View Full Version : Vesa. Parallax scrolling.
Hi.
I would like to have a little suggestion. I have been writing a 2D tile engine for a platform game for 2-3 months, and I learned 13h and then Mode X, but now I'm getting into Vesa high-resolution modes instead of low-res 320x200 or annoying tweaked planar modes.
I'm working on a Pentium Pro 150 MHz, and I'm using the linear frame buffer Vesa 2.0 provides. The screen resolution is 640x480, 256 colours.
Here is my question: I have to do parallax scrolling, but I don't know what could be the best choice between page flipping and double buffering. I'm in trouble because I have a 3-layers scrolling, and I have to flush them every tile-map movement. My goal is to write a Sonic-like game (hm, AMBITIOUS! :D), but I've time to spend to do it!
So ... please help me! :)
Bye.
Bubba
06-08-2002, 08:51 PM
Well Im not sure that you can page flip in those modes. They take up a lot of memory in themselves so there may not be any extra room in the VRAM for page flipping. You can use double buffering, but don't use memcpy. It only uses bytes on most compilers and this is slow in hi-res hi-color modes.
Here is a 32-bit memcpy written in MASM source:
size is specified in bytes not DWORDS. I could write another one that is specified in DWORDs but converting from bytes to DWORDS is trivial and it makes the function easier to use to specify the length in bytes.
This uses the ARG directive which might be slower - you don't have to use the ARG directive just make sure you know where on the stack each parameter is.
memcpy32 proc
ARG source:DWORD,dest:DWORD,size:DWORD
push bp
mov bp,sp ;must do this
push ds ;preserve ds
push edi ;preserve edi
push esi ;preserve esi
cld ;set direction flag
lds esi,[source] ;load full pointer source into DS:ESI
les edi,[dest] ;load full pointer dest into ES:EDI
mov ecx,[size] ;load size in ecx
shr ecx,2 ;convert to DWORDs
rep movsd ;do the copy operation
pop esi ;restore esi
pop edi ;restore edi
pop ds ;restore ds
pop bp ;restore bp
ret ;return to caller
memcpy32 endp
If this does not work, PM me on the board because I have one that does. I just wrote this off the top of my head here so I'm not guaranteeing there are no errors. But I don't want to frustrate you so if there are problems simply PM me and I will get you a copy that works.

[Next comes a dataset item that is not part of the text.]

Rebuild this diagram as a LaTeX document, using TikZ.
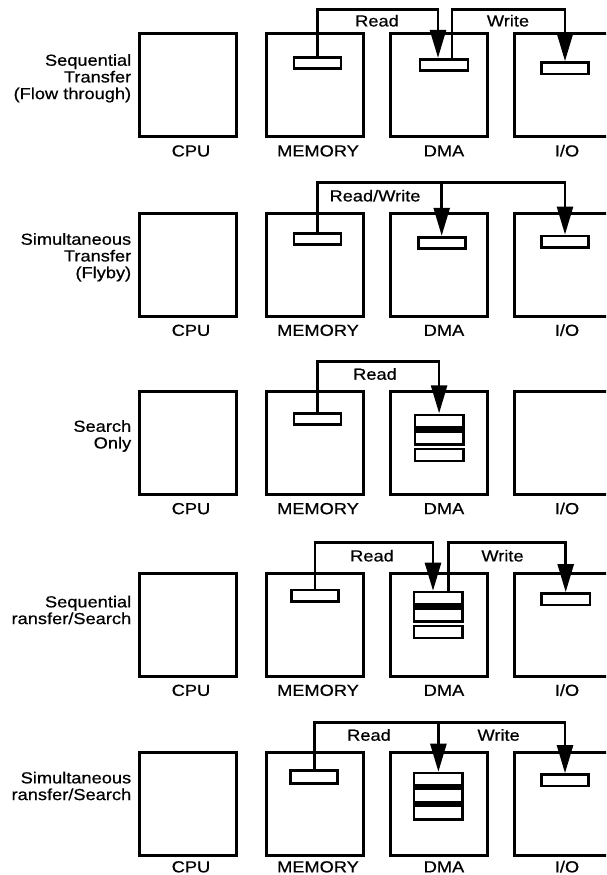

This will copy extremely fast since the default data fetch for modern CPUs is 32-bits. I've used this and it works very well for full screen 16 and 32-bit memory copies and double buffering or back buffering. It's not as fast as page flipping but it's the next best thing to it.
Thanks a lot for your interest! :)
However, the problem isn't copying memory. This is my routine in C++, and it's pretty close to yours, where [eax+disp] expressions are class members (fuc*ing WASM :D) referring to mapped screen memory:
void Vesa::Flush() const
{
WaitRetrace();
__asm
{
mov esi, dword ptr [eax+24]
mov edi, dword ptr [eax+20]
mov ecx, dword ptr [eax+16]
shr ecx, 2
cld
rep movsd
}
}
Then I noticed that page flipping is available for my 2 MB Matrox too, and I think I will use that. ;)
Now my problem is HOW to perform a FAST 3-layers scrolling on a Pentium Pro 150, DOS 32-bit. I know how to do it, but it's slOOOw!
So can anyone tell me some common technique for parallax scrolling? Or any good resource? I've been googl-ing around with this, and didn't found what I was exactly looking for. Incredible? Maybe...
So please help me! :(
Bye!
Bubba
06-09-2002, 04:10 PM
Well if you have 640x480x16 bit that is
640x480*2 bytes for page flipping. Basically that is 1.2MB or so of video memory that you need to page flip. This is trivial in DirectX, but I don't know how to do it in DOS.
I have 640x480x8, and I know how to do page flipping in VESA. I need some suggestion on how to do a good 3-layers parallax.
Bubba
06-10-2002, 05:39 PM
Well first decide what your layers will be.
For instance:
Layer 1 - Sky background
Layer 2 - Level graphics
Layer 3 - Sprites
Probably a tile based approach is best. In order to do this you must have some code that will clip bitmaps at the edges of the screen. I have an assembly functions that does this automatically and also accounts for transparency - PM me if you are interested in it.
the code would be something like this:
int tile_x=0,tile_y=0;
int world_x=0,world_y=0;
int screen_x=0,screen_y=0;
int offset_x,offset_y;
while (screen_y<max_y)
{
while (screen_x<max_x)
{
//Draw Tile[ tile_x][tile_y] at
//(screen_x+offset_x,screen_y+offset_y)
screen_x+=Tile_Width;
tile_x++;
}
screen_x=0;
screen_y+=Tile_Height;
tile_y++;
tile_x=0;
}
The offset_x and offset_y are for smooth pixel based scrolling.